The Emotional Barrier Strong Women Build When Living Abroad
How Living Abroad Shapes Emotional Protection
Living abroad reshapes you in ways that are often invisible at first.
It strengthens your independence. It sharpens your resilience. It teaches you how to manage uncertainty without collapsing.
But over time, something subtle can begin to form beneath that strength: an emotional barrier.
Not because you are closed.
Not because you are incapable of intimacy.
But because your nervous system has learned that stability is not guaranteed.
When instability, transitions and emotional uncertainty repeat, the system adapts. It learns to rely on itself, to stay in control, to avoid depending too deeply on anyone.
In multicultural or highly mobile environments, this protective mechanism becomes stronger. People arrive, stay temporarily, and leave. Timelines shift. Emotional availability varies.
Adaptation slowly becomes emotional distance.
How the Barrier Shows Up in Dating
The barrier rarely appears dramatically. It moves quietly beneath the surface.
You may notice recurring attraction to emotionally unavailable partners. You may idealise intensity instead of choosing stability. You may unconsciously push away someone consistent without fully understanding why.

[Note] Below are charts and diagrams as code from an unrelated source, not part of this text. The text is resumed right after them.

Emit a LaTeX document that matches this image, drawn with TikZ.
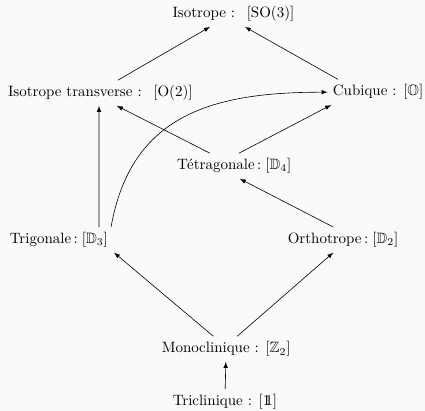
\documentclass[tikz,border=0pt]{standalone}
\usepackage{fontspec}
\usepackage{amsmath,amssymb}
\usetikzlibrary{calc}

\newcommand{\unitgrp}{\mathrm{1}\!\!\mathrm{1}}

\begin{document}
\begin{tikzpicture}[->,>=latex]
            \useasboundingbox (0,0) rectangle (9.96,-9.63);
            \fill[black!2] (0,0) rectangle (9.96,-9.63);

            \node (Iso)   at (5.47,-0.33) {Isotrope : \ $[\mathrm{SO}(3)]$};
            \node (IsoT)  at (2.35,-2.18) {Isotrope transverse : \ $[\mathrm{O}(2)]$};
            \node (Cub)   at (8.86,-2.16) {Cubique : $[\mathbb{O}]$};
            \node (Tetra) at (5.49,-3.89) {Tétragonale$\,:[\mathbb{D}_4]$};
            \node (Trig)  at (1.38,-5.62) {Trigonale$\,:[\mathbb{D}_3]$};
            \node (Ortho) at (8.04,-5.62) {Orthotrope$\,:[\mathbb{D}_2]$};
            \node (Mono)  at (5.30,-8.18) {Monoclinique : $[\mathbb{Z}_2]$};
            \node (Tric)  at (5.27,-9.42) {Triclinique : $[\unitgrp]$};

            \draw ($(IsoT.north)+(0.41,0)$) -- ($(Iso.south)+(-0.55,0)$);
            \draw ($(Cub.north)+(-0.94,0)$) -- ($(Iso.south)+(0.27,0)$);
            \draw ($(Tetra.north)+(-0.57,0)$) -- ($(IsoT.south)+(0.39,0)$);
            \draw ($(Tetra.north)+(0.11,0)$) -- ($(Cub.south)+(-1.10,0)$);
            \draw ($(Trig.north)+(0.94,0)$) -- ($(IsoT.south)+(-0.03,0)$);
            \draw ($(Trig.north east)+(-0.05,0)$) to[out=80,in=180,looseness=1.15] (Cub.west);
            \draw ($(Ortho.north)+(-0.23,0)$) -- ($(Tetra.south)+(0.13,0)$);
            \draw ($(Mono.north)+(-0.30,0)$) -- ($(Trig.south east)+(0.02,0)$);
            \draw ($(Mono.north)+(0.26,0)$) -- ($(Ortho.south)+(-0.23,0)$);
            \draw (Tric) -- (Mono);
        \end{tikzpicture}
\end{document}
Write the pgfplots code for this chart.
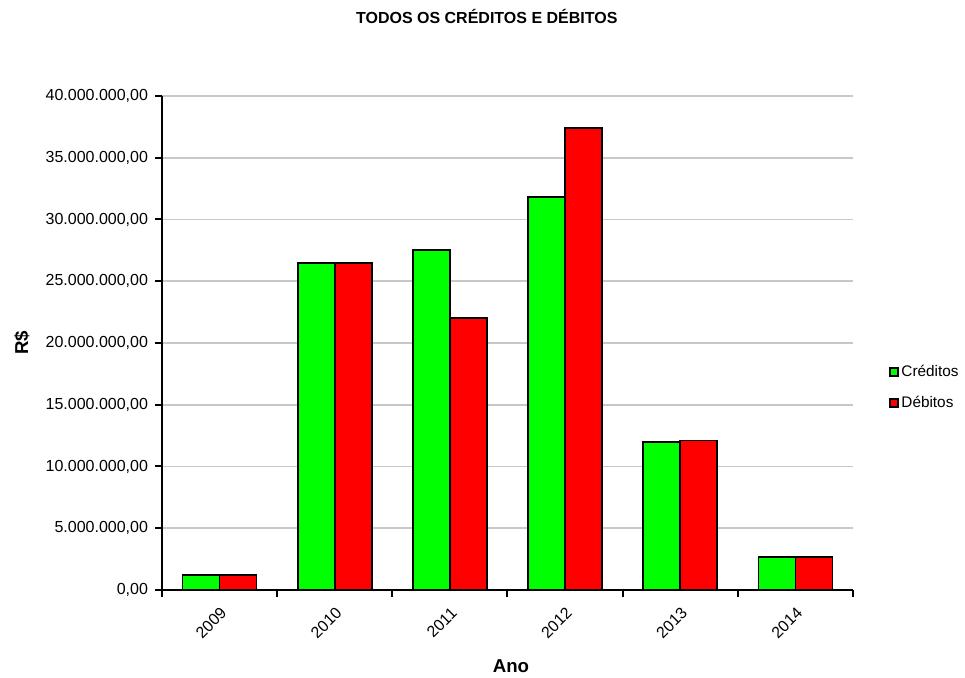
\documentclass[border=0pt]{standalone}
\usepackage{pgfplots}
\pgfplotsset{compat=1.18}
\usepackage{fontspec}
\setmainfont{Liberation Sans}
\definecolor{cgreen}{RGB}{0,255,0}
\definecolor{cred}{RGB}{255,0,0}
\definecolor{gridc}{RGB}{200,200,200}
\begin{document}
\begin{tikzpicture}
\begin{axis}[
  name=ax,
  at={(0,0)}, anchor=south west,
  scale only axis,
  width=518.25pt, height=370.5pt,
  ymin=0, ymax=40000000,
  ytick={0,5000000,...,40000000},
  xmin=-0.5, xmax=5.5,
  xtick={0,1,2,3,4,5},
  xticklabels={2009,2010,2011,2012,2013,2014},
  minor xtick={-0.5,0.5,1.5,2.5,3.5,4.5,5.5},
  major x tick style={draw=none},
  minor x tick style={black, line width=1.5pt},
  minor tick length=5pt,
  major y tick style={black, line width=1.5pt},
  major tick length=5pt,
  tick align=outside,
  axis x line*=bottom, axis y line*=left,
  axis line style={black, line width=1.5pt, -},
  ymajorgrids, grid style={gridc, line width=1.2pt},
  scaled y ticks=false,
  /pgf/number format/fixed,
  /pgf/number format/fixed zerofill,
  /pgf/number format/precision=2,
  /pgf/number format/1000 sep={.},
  /pgf/number format/use comma,
  /pgf/number format/assume math mode=true,
  ticklabel style={font=\fontsize{12}{14}\selectfont},
  xticklabel style={rotate=45, anchor=north east, inner sep=2pt, yshift=-3pt, xshift=-3pt},
  yticklabel style={xshift=-2pt},
  ybar=0pt, bar width=27.75pt,
  title={\fontsize{12}{14}\selectfont\bfseries TODOS OS CRÉDITOS E DÉBITOS},
  title style={at={(axis description cs:0.47,1.144)}, anchor=center},
  xlabel={\fontsize{14}{16}\selectfont\bfseries Ano},
  xlabel style={at={(axis description cs:0.505,-0.155)}, anchor=center},
  ylabel={\fontsize{14}{16}\selectfont\bfseries R\$},
  ylabel style={at={(axis description cs:-0.2026,0.5)}, anchor=center, rotate=0},
  legend style={at={(axis description cs:1.052,0.41)}, anchor=west, draw=none, fill=none,
    font=\fontsize{11.5}{13}\selectfont, row sep=9pt, inner sep=0pt},
  legend cell align=left,
  legend image code/.code={\draw[#1, draw=black, line width=1.2pt] (0pt,-3pt) rectangle (6pt,3pt);},
  clip=false,
]
\addplot[fill=cgreen, draw=black, line width=1.3pt] coordinates {(0,1200000) (1,26450000) (2,27550000) (3,31850000) (4,12000000) (5,2700000)};
\addplot[fill=cred, draw=black, line width=1.3pt] coordinates {(0,1200000) (1,26450000) (2,22000000) (3,37400000) (4,12100000) (5,2700000)};
\legend{Créditos, Débitos}
\end{axis}
\pgfresetboundingbox
\useasboundingbox (-121.5pt,-66pt) rectangle ++(723.75pt,508.5pt);
\end{tikzpicture}
\end{document}
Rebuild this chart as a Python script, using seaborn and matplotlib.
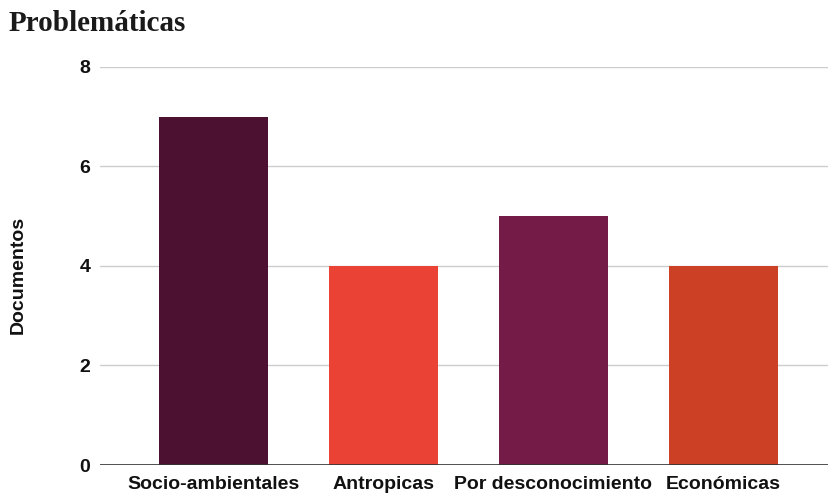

Sometimes you create a strong emotional story internally, feel deeply connected, and then retreat the moment vulnerability becomes real.
The barrier protects you from uncertainty, yet at the same time it limits the depth of intimacy you genuinely desire.
Attraction to Emotional Distance
When emotional protection becomes familiar, distance can feel safer than true availability — even if availability is what you consciously want.
Idealisation and Mental Intensity
Experiencing connection internally can feel powerful, yet it does not require the vulnerability that real intimacy demands.
How to Soften the Barrier
Emotional barriers are built from fear — fear of instability, rejection and emotional risk.
The answer is not to force vulnerability. The answer is to gradually reduce fear.
Fear begins to decrease when understanding increases.
Many women interpret repetition as bad luck, when in reality it is a pattern repeating itself.
(Internal link → “It’s Not Bad Luck in Dating — It’s a Pattern”)
But awareness alone is not enough.
As the barrier softens, deeper inner work becomes essential: strengthening self-esteem, rebuilding self-trust and learning to feel emotionally safe without controlling outcomes.
True strength is not emotional isolation.
True strength is grounded openness built on awareness and inner solidity.